Par ailleurs, il n'apporte aux débats aucun élément de nature à contredire les affirmations de l'employeur selon lesquelles il n'est pas justifié de ces absences.
De plus, lorsqu'un salarié est prévu sur un planning pour une prestation de service auprès d'un client bien identifié, il est évident que l'absence injustifiée du salarié par conséquent d'une durée indéterminable pour l'employeur, désorganise la société qui doit trouver en urgence une solution de remplacement ou s'exposer au mécontentement du client et à la mise en jeu de sa responsabilité contractuelle.
Enfin, il n'est pas invoqué par le salarié que la mission confiée se situait à plus de 25 kms de son domicile alors qu'il a clairement indiqué dans son courrier du 9 juillet 2018 qu'il pouvait assurer des déplacements dans ce rayon.
Les manquements du salarié à ses obligations nées de la relation de travail sont incontestables et d'une gravité suffisante pour justifier qu'il soit mis fin immédiatement au contrat de travail, l'employeur ne pouvant aucunement compter sur la présence du salarié à son poste de travail.
Dans ces conditions, le licenciement pour faute grave est justifié.
Le jugement est confirmé en toutes ses dispositions.

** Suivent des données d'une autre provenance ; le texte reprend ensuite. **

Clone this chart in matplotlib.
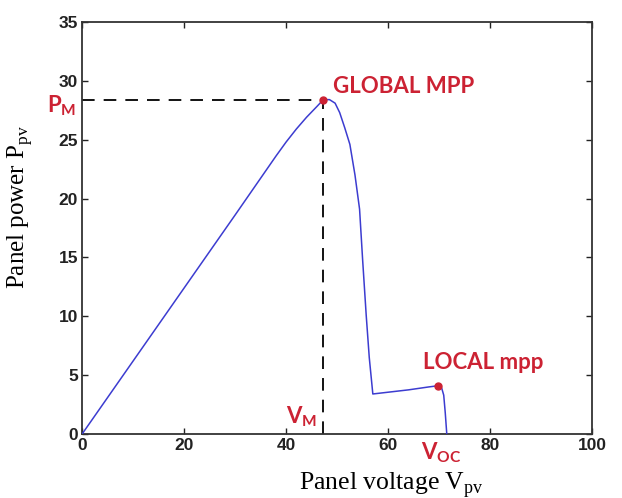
import matplotlib
matplotlib.use("Agg")
import matplotlib.pyplot as plt

# P-V curve data
voltage = [0, 10, 20, 30, 38, 40, 42, 44, 46, 47.3, 48.5, 49.6, 50.5, 51.5, 52.5, 53.5, 54.4, 55.0, 55.7, 56.3, 57.0, 60, 64, 68, 69.8, 70.5, 70.9, 71.2, 71.5]
power = [0, 6.2, 12.4, 18.6, 23.6, 24.8, 25.9, 26.9, 27.8, 28.4, 28.4, 28.1, 27.3, 26.0, 24.6, 22.0, 19.1, 14.8, 10.1, 6.5, 3.4, 3.55, 3.75, 4.0, 4.1, 3.9, 3.3, 1.8, 0]

vm, pm = 47.3, 28.4
v_local, p_local = 69.8, 4.1

x_ticks = [0, 20, 40, 60, 80, 100]
y_ticks = [0, 5, 10, 15, 20, 25, 30, 35]

red = "#cc2233"

fig = plt.figure(figsize=(6.22, 4.98), dpi=100, facecolor="white")
ax = fig.add_axes([0.132, 0.1285, 0.820, 0.8275])
ax.set_facecolor("white")

ax.plot(voltage, power, color="#3c3cd0", lw=1.1, zorder=3)
ax.plot([0, vm], [pm, pm], color="black", lw=1.3, dashes=(7, 5), zorder=2)
ax.plot([vm, vm], [0, pm], color="black", lw=1.3, dashes=(7, 5), zorder=2)
ax.plot([vm], [pm], "o", color=red, ms=5, zorder=4)
ax.plot([v_local], [p_local], "o", color=red, ms=5, zorder=4)

ax.set_xlim(0, 100)
ax.set_ylim(0, 35)
ax.set_xticks(x_ticks)
ax.set_yticks(y_ticks)
ax.tick_params(direction="in", length=4, width=1, top=True, right=True,
               labelsize=12.5, pad=3, colors="#222222")
for lab in ax.get_xticklabels() + ax.get_yticklabels():
    lab.set_family("Liberation Sans")
    lab.set_fontweight("bold")
for s in ax.spines.values():
    s.set_linewidth(1.3)
    s.set_color("#333333")

ax.set_xlabel("Panel voltage V$_\\mathregular{pv}$", family="Liberation Serif", fontsize=18.5)
ax.xaxis.label.set_verticalalignment("baseline")
ax.xaxis.set_label_coords(0.606, -0.1335)
ax.set_ylabel("Panel power P$_\\mathregular{pv}$", family="Liberation Serif", fontsize=18)
ax.yaxis.set_label_coords(-0.092, 0.55)

lbl = dict(color=red, family="Lato", fontweight="bold", fontsize=16)
ax.text(49.2, 29.0, "GLOBAL MPP", ha="left", va="baseline", **lbl)
ax.text(66.9, 5.5, "LOCAL mpp", ha="left", va="baseline", **lbl)
ax.text(-1.2, 27.3, "P$_\\mathregular{M}$", ha="right", va="baseline", clip_on=False, **lbl)
ax.text(46.1, 0.93, "V$_\\mathregular{M}$", ha="right", va="baseline", **lbl)
ax.text(70.5, -2.15, "V$_\\mathregular{OC}$", ha="center", va="baseline", clip_on=False, **lbl)

fig.savefig("out.png", dpi=100, facecolor="white")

M. [H] est condamné au paiement des dépens d'appel à recouvrer comme en matière d'aide juridictionnelle.
Sa demande présentée sur le fondement de la loi du 10 juillet 1991 est rejetée.
PAR CES MOTIFS
La cour statuant publiquement par arrêt contradictoire mis à disposition au greffe,
Confirme en toutes ses dispositions le jugement du conseil de prud'hommes du Mans du 20 janvier 2020,
Y ajoutant ;
Rejette la demande présentée par M. [B] [H] sur le fondement des dispositions de la loi du 10 juillet 1991 ;
Condamne M. [B] [H] au paiement des dépens d'appel à recouvrer comme en matière d'aide judictionnelle.